Power & Market

What We Can Learn From Putin

Vladimir Putin isn’t a hero, but his interview with Tucker Carlson brings out some basic truths that we would do well to consider. In contrast to brain dead Biden and his gang of neocon controllers, Putin isn’t dominated by an ideological vision that requires world hegemony. He is a nationalist who aims to advance the interest of Russia. This enables him to have a realistic perception of world politics. In what follows, I’ll discuss some of the vital points we can learn from him.

Some people don’t want us to learn these lessons. As usual, the great Dr. Ron Paul is on top of this. Right after the interview, the mainstream media attacked it. They don’t want you to know that there is another side to their propaganda. Dr. Paul says:

“There has been much written and said about Tucker Carlson’s interview with Russian President Vladimir Putin last week. As of this writing the video on Twitter alone has been viewed nearly 200 million times, making it likely the most-viewed news event in history. Many millions of viewers who may not have had access to the other side of the story were informed that the Russia/Ukraine military conflict did not begin in 2022, as the mainstream media continuously reports, but in fact began eight years earlier with a US-backed coup in Ukraine. The US media does not report this because they don’t want Americans to begin questioning our interventionist foreign policy. They don’t want Americans to see that our government meddling in the affairs of other countries – whether by “color revolution,” sanctions, or bombs – has real and deadly consequences to those on the receiving end of our foreign policy.

To me, however, perhaps the most interesting aspect of the Tucker Carlson interview with Putin was the US mainstream media reaction. As Putin himself said during the interview, “in the world of propaganda, it’s very difficult to defeat the United States.” Even a casual look at the US mainstream media’s reporting before and after the interview would show how correct he is about that. In the days and weeks before the interview, the US media was filled with stories about how horrible it was that Tucker Carlson was interviewing the Russian president. There was the danger, they all said, that Putin might spread “disinformation.”

That Putin might say something to put his country in a better light was, they were saying, reason enough to not interview him. With that logic, why have journalism at all? Everyone interviewed by journalists – certainly every world leader – will attempt to paint a rosy picture. The job of a journalist in a free society should be to do the reporting and let the people decide. But somehow that has been lost. These days the mainstream media tells you what to think and you better not dispute it or you will be cancelled!
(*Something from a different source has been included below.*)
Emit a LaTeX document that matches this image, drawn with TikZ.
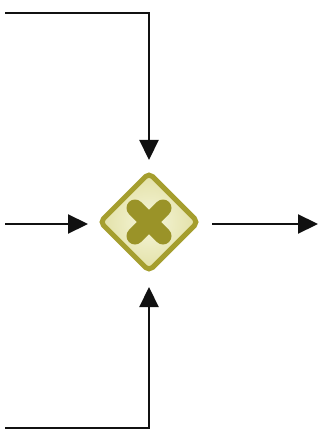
\documentclass[tikz,border=0pt]{standalone}
\usetikzlibrary{arrows.meta,shapes.geometric}
\definecolor{gwline}{HTML}{A59E2E}
\definecolor{gwcross}{HTML}{9A9328}
\definecolor{gwin}{HTML}{F6F6DA}
\definecolor{gwout}{HTML}{E2E0A6}
\definecolor{flow}{HTML}{111111}
\tikzset{
  flowline/.style={draw=flow, line width=2.2pt, -{Triangle[length=20pt,width=19pt]}},
  gateway/.style={diamond, aspect=1, minimum width=100pt, minimum height=100pt, inner sep=0pt,
    draw=gwline, line width=5pt, rounded corners=5pt, inner color=gwin, outer color=gwout},
  crossarm/.style={draw=gwcross, line width=17pt, line cap=round}
}
\begin{document}
\begin{tikzpicture}[x=1pt,y=-1pt]
\useasboundingbox (0,0) rectangle (321,430);
\node[gateway] (g) at (149,222) {};
\draw[crossarm] ([shift={(-14,-14)}]g.center) -- ([shift={(14,14)}]g.center);
\draw[crossarm] ([shift={(-14,14)}]g.center) -- ([shift={(14,-14)}]g.center);
\coordinate (tl) at (5,13);
\coordinate (l) at (5,224);
\coordinate (r) at (318,224);
\coordinate (bl) at (5,428);
\draw[flowline, shorten >=9.5pt] (tl) -| (g);
\draw[flowline, shorten >=8.5pt] (l) -- (l -| g.west);
\draw[flowline, shorten <=10.5pt] (g.east |- r) -- (r);
\draw[flowline, shorten >=12.5pt] (bl) -| (g);
\end{tikzpicture}
\end{document}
What the US mainstream media was really worried about was that the “other side of the story” might start to ring true with the public. So they attacked the messenger.

The CNN reporting on Tucker’s interview pretty much sums up the reaction across the board of the US mainstream media. Their headline read, “Tucker Carlson is in Russia to interview Putin. He’s already doing the bidding of the Kremlin.”

By merely doing what used to be called “journalism” – interviewing and reporting on people and events, whether good or bad – one is “doing the bidding” of the subject of the interview or report?

No wonder fellow journalist Julian Assange has been locked away in a gulag for so many years. He dared to assume that in a free society, being a journalist means reporting the good, the bad, and the ugly even if it puts those in power in a bad light.